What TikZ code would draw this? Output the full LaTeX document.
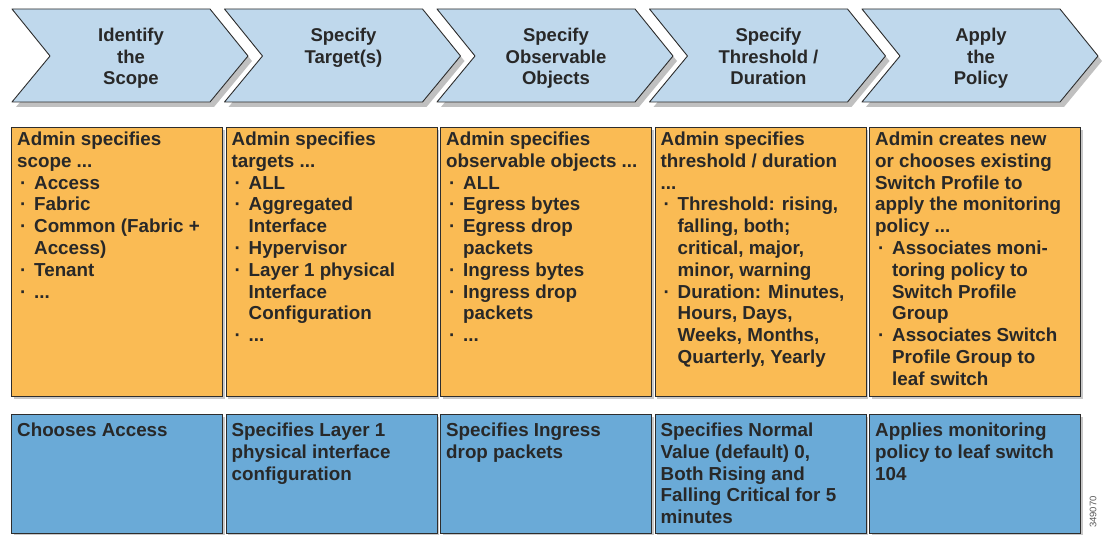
\documentclass[tikz,border=0pt]{standalone}
\usepackage{fontspec}
\setmainfont{Liberation Sans}
\usetikzlibrary{shadows}
\definecolor{chevfill}{RGB}{191,216,236}
\definecolor{orfill}{RGB}{250,187,84}
\definecolor{blfill}{RGB}{106,170,215}
\definecolor{txt}{RGB}{40,40,40}
\definecolor{edgecol}{RGB}{45,45,45}
\newcommand\bul[1]{\hspace*{3pt}\makebox[14pt][l]{·}#1}
\newcommand\cnt[1]{\hspace*{17pt}#1}
\begin{document}
\begin{tikzpicture}[x=1pt,y=-1pt,
  chev/.style={draw=edgecol, line width=0.9pt, fill=chevfill, line join=round,
    drop shadow={shadow xshift=4pt, shadow yshift=-5pt, opacity=0.35, fill=black!70}},
  chevtext/.style={anchor=north, inner sep=0pt, align=center, text=txt,
    font=\fontsize{18.5}{21.5}\selectfont\bfseries},
  obox/.style={draw=edgecol, line width=1.1pt, fill=orfill, anchor=north west,
    minimum width=211pt, minimum height=269pt, inner sep=0pt,
    drop shadow={shadow xshift=2pt, shadow yshift=-2pt, opacity=0.3, fill=black!70}},
  bbox/.style={draw=edgecol, line width=1.1pt, fill=blfill, anchor=north west,
    minimum width=211pt, minimum height=119pt, inner sep=0pt,
    drop shadow={shadow xshift=2pt, shadow yshift=-2pt, opacity=0.3, fill=black!70}},
  boxtext/.style={anchor=north west, inner sep=0pt, align=left, text=txt,
    font=\fontsize{18.8}{21.8}\selectfont\bfseries},
]
\useasboundingbox (0,0) rectangle (1104,535);
\fill[white] (0,0) rectangle (1104,535);

% chevrons
\foreach \i/\t in {0/{Identify\\the\\Scope},
                   1/{Specify\\Target(s)},
                   2/{Specify\\Observable\\Objects},
                   3/{Specify\\Threshold /\\Duration},
                   4/{Apply\\the\\Policy}}{
  \pgfmathsetmacro{\x}{12+212.5*\i}
  \draw[chev] (\x,9) -- (\x+198,9) -- (\x+236,56) -- (\x+198,102) -- (\x,102) -- (\x+38,56) -- cycle;
  \node[chevtext] (c\i) at (\x+119,26.5) {\strut\t};
}

% orange and blue boxes
\foreach \i in {0,...,4}{
  \pgfmathsetmacro{\x}{11+214.5*\i}
  \node[obox] (o\i) at (\x,127) {};
  \node[bbox] (b\i) at (\x,414) {};
}

\node[boxtext] (ot0) at ([xshift=6pt,yshift=-3pt]o0.north west) {\strut Admin specifies\\scope ...\\
 \bul{Access}\\\bul{Fabric}\\\bul{Common (Fabric +}\\\cnt{Access)}\\\bul{Tenant}\\\bul{...}};
\node[boxtext] (ot1) at ([xshift=6pt,yshift=-3pt]o1.north west) {\strut Admin specifies\\targets ...\\
 \bul{ALL}\\\bul{Aggregated}\\\cnt{Interface}\\\bul{Hypervisor}\\\bul{Layer 1 physical}\\\cnt{Interface}\\\cnt{Configuration}\\\bul{...}};
\node[boxtext] (ot2) at ([xshift=6pt,yshift=-3pt]o2.north west) {\strut Admin specifies\\observable objects ...\\
 \bul{ALL}\\\bul{Egress bytes}\\\bul{Egress drop}\\\cnt{packets}\\\bul{Ingress bytes}\\\bul{Ingress drop}\\\cnt{packets}\\\bul{...}};
\node[boxtext] (ot3) at ([xshift=6pt,yshift=-3pt]o3.north west) {\strut Admin specifies\\threshold / duration\\...\\
 \bul{Threshold: rising,}\\\cnt{falling, both;}\\\cnt{critical, major,}\\\cnt{minor, warning}\\
 \bul{Duration: Minutes,}\\\cnt{Hours, Days,}\\\cnt{Weeks, Months,}\\\cnt{Quarterly, Yearly}};
\node[boxtext] (ot4) at ([xshift=6pt,yshift=-3pt]o4.north west) {\strut Admin creates new\\or chooses existing\\Switch Profile to\\apply the monitoring\\policy ...\\
 \bul{Associates moni-}\\\cnt{toring policy to}\\\cnt{Switch Profile}\\\cnt{Group}\\
 \bul{Associates Switch}\\\cnt{Profile Group to}\\\cnt{leaf switch}};

% blue box texts
\node[boxtext] (bt0) at ([xshift=6pt,yshift=-7pt]b0.north west) {\strut Chooses Access};
\node[boxtext] (bt1) at ([xshift=6pt,yshift=-7pt]b1.north west) {\strut Specifies Layer 1\\physical interface\\configuration};
\node[boxtext] (bt2) at ([xshift=6pt,yshift=-7pt]b2.north west) {\strut Specifies Ingress\\drop packets};
\node[boxtext] (bt3) at ([xshift=6pt,yshift=-7pt]b3.north west) {\strut Specifies Normal\\Value (default) 0,\\Both Rising and\\Falling Critical for 5\\minutes};
\node[boxtext] (bt4) at ([xshift=6pt,yshift=-7pt]b4.north west) {\strut Applies monitoring\\policy to leaf switch\\104};

\node[rotate=90, text=black!65, font=\fontsize{9.5}{10}\selectfont, inner sep=0pt] (figid) at (1093,512) {349070};
\end{tikzpicture}
\end{document}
^^^^^^^^^^^^^^^^
Written instruction:
Quote the preceding listing precisely and completely, omitting its images.

Problem solution:
What TikZ code would draw this? Output the full LaTeX document.
\documentclass[tikz,border=0pt]{standalone}
\usepackage{fontspec}
\setmainfont{Liberation Sans}
\usetikzlibrary{shadows}
\definecolor{chevfill}{RGB}{191,216,236}
\definecolor{orfill}{RGB}{250,187,84}
\definecolor{blfill}{RGB}{106,170,215}
\definecolor{txt}{RGB}{40,40,40}
\definecolor{edgecol}{RGB}{45,45,45}
\newcommand\bul[1]{\hspace*{3pt}\makebox[14pt][l]{·}#1}
\newcommand\cnt[1]{\hspace*{17pt}#1}
\begin{document}
\begin{tikzpicture}[x=1pt,y=-1pt,
  chev/.style={draw=edgecol, line width=0.9pt, fill=chevfill, line join=round,
    drop shadow={shadow xshift=4pt, shadow yshift=-5pt, opacity=0.35, fill=black!70}},
  chevtext/.style={anchor=north, inner sep=0pt, align=center, text=txt,
    font=\fontsize{18.5}{21.5}\selectfont\bfseries},
  obox/.style={draw=edgecol, line width=1.1pt, fill=orfill, anchor=north west,
    minimum width=211pt, minimum height=269pt, inner sep=0pt,
    drop shadow={shadow xshift=2pt, shadow yshift=-2pt, opacity=0.3, fill=black!70}},
  bbox/.style={draw=edgecol, line width=1.1pt, fill=blfill, anchor=north west,
    minimum width=211pt, minimum height=119pt, inner sep=0pt,
    drop shadow={shadow xshift=2pt, shadow yshift=-2pt, opacity=0.3, fill=black!70}},
  boxtext/.style={anchor=north west, inner sep=0pt, align=left, text=txt,
    font=\fontsize{18.8}{21.8}\selectfont\bfseries},
]
\useasboundingbox (0,0) rectangle (1104,535);
\fill[white] (0,0) rectangle (1104,535);

% chevrons
\foreach \i/\t in {0/{Identify\\the\\Scope},
                   1/{Specify\\Target(s)},
                   2/{Specify\\Observable\\Objects},
                   3/{Specify\\Threshold /\\Duration},
                   4/{Apply\\the\\Policy}}{
  \pgfmathsetmacro{\x}{12+212.5*\i}
  \draw[chev] (\x,9) -- (\x+198,9) -- (\x+236,56) -- (\x+198,102) -- (\x,102) -- (\x+38,56) -- cycle;
  \node[chevtext] (c\i) at (\x+119,26.5) {\strut\t};
}

% orange and blue boxes
\foreach \i in {0,...,4}{
  \pgfmathsetmacro{\x}{11+214.5*\i}
  \node[obox] (o\i) at (\x,127) {};
  \node[bbox] (b\i) at (\x,414) {};
}

\node[boxtext] (ot0) at ([xshift=6pt,yshift=-3pt]o0.north west) {\strut Admin specifies\\scope ...\\
 \bul{Access}\\\bul{Fabric}\\\bul{Common (Fabric +}\\\cnt{Access)}\\\bul{Tenant}\\\bul{...}};
\node[boxtext] (ot1) at ([xshift=6pt,yshift=-3pt]o1.north west) {\strut Admin specifies\\targets ...\\
 \bul{ALL}\\\bul{Aggregated}\\\cnt{Interface}\\\bul{Hypervisor}\\\bul{Layer 1 physical}\\\cnt{Interface}\\\cnt{Configuration}\\\bul{...}};
\node[boxtext] (ot2) at ([xshift=6pt,yshift=-3pt]o2.north west) {\strut Admin specifies\\observable objects ...\\
 \bul{ALL}\\\bul{Egress bytes}\\\bul{Egress drop}\\\cnt{packets}\\\bul{Ingress bytes}\\\bul{Ingress drop}\\\cnt{packets}\\\bul{...}};
\node[boxtext] (ot3) at ([xshift=6pt,yshift=-3pt]o3.north west) {\strut Admin specifies\\threshold / duration\\...\\
 \bul{Threshold: rising,}\\\cnt{falling, both;}\\\cnt{critical, major,}\\\cnt{minor, warning}\\
 \bul{Duration: Minutes,}\\\cnt{Hours, Days,}\\\cnt{Weeks, Months,}\\\cnt{Quarterly, Yearly}};
\node[boxtext] (ot4) at ([xshift=6pt,yshift=-3pt]o4.north west) {\strut Admin creates new\\or chooses existing\\Switch Profile to\\apply the monitoring\\policy ...\\
 \bul{Associates moni-}\\\cnt{toring policy to}\\\cnt{Switch Profile}\\\cnt{Group}\\
 \bul{Associates Switch}\\\cnt{Profile Group to}\\\cnt{leaf switch}};

% blue box texts
\node[boxtext] (bt0) at ([xshift=6pt,yshift=-7pt]b0.north west) {\strut Chooses Access};
\node[boxtext] (bt1) at ([xshift=6pt,yshift=-7pt]b1.north west) {\strut Specifies Layer 1\\physical interface\\configuration};
\node[boxtext] (bt2) at ([xshift=6pt,yshift=-7pt]b2.north west) {\strut Specifies Ingress\\drop packets};
\node[boxtext] (bt3) at ([xshift=6pt,yshift=-7pt]b3.north west) {\strut Specifies Normal\\Value (default) 0,\\Both Rising and\\Falling Critical for 5\\minutes};
\node[boxtext] (bt4) at ([xshift=6pt,yshift=-7pt]b4.north west) {\strut Applies monitoring\\policy to leaf switch\\104};

\node[rotate=90, text=black!65, font=\fontsize{9.5}{10}\selectfont, inner sep=0pt] (figid) at (1093,512) {349070};
\end{tikzpicture}
\end{document}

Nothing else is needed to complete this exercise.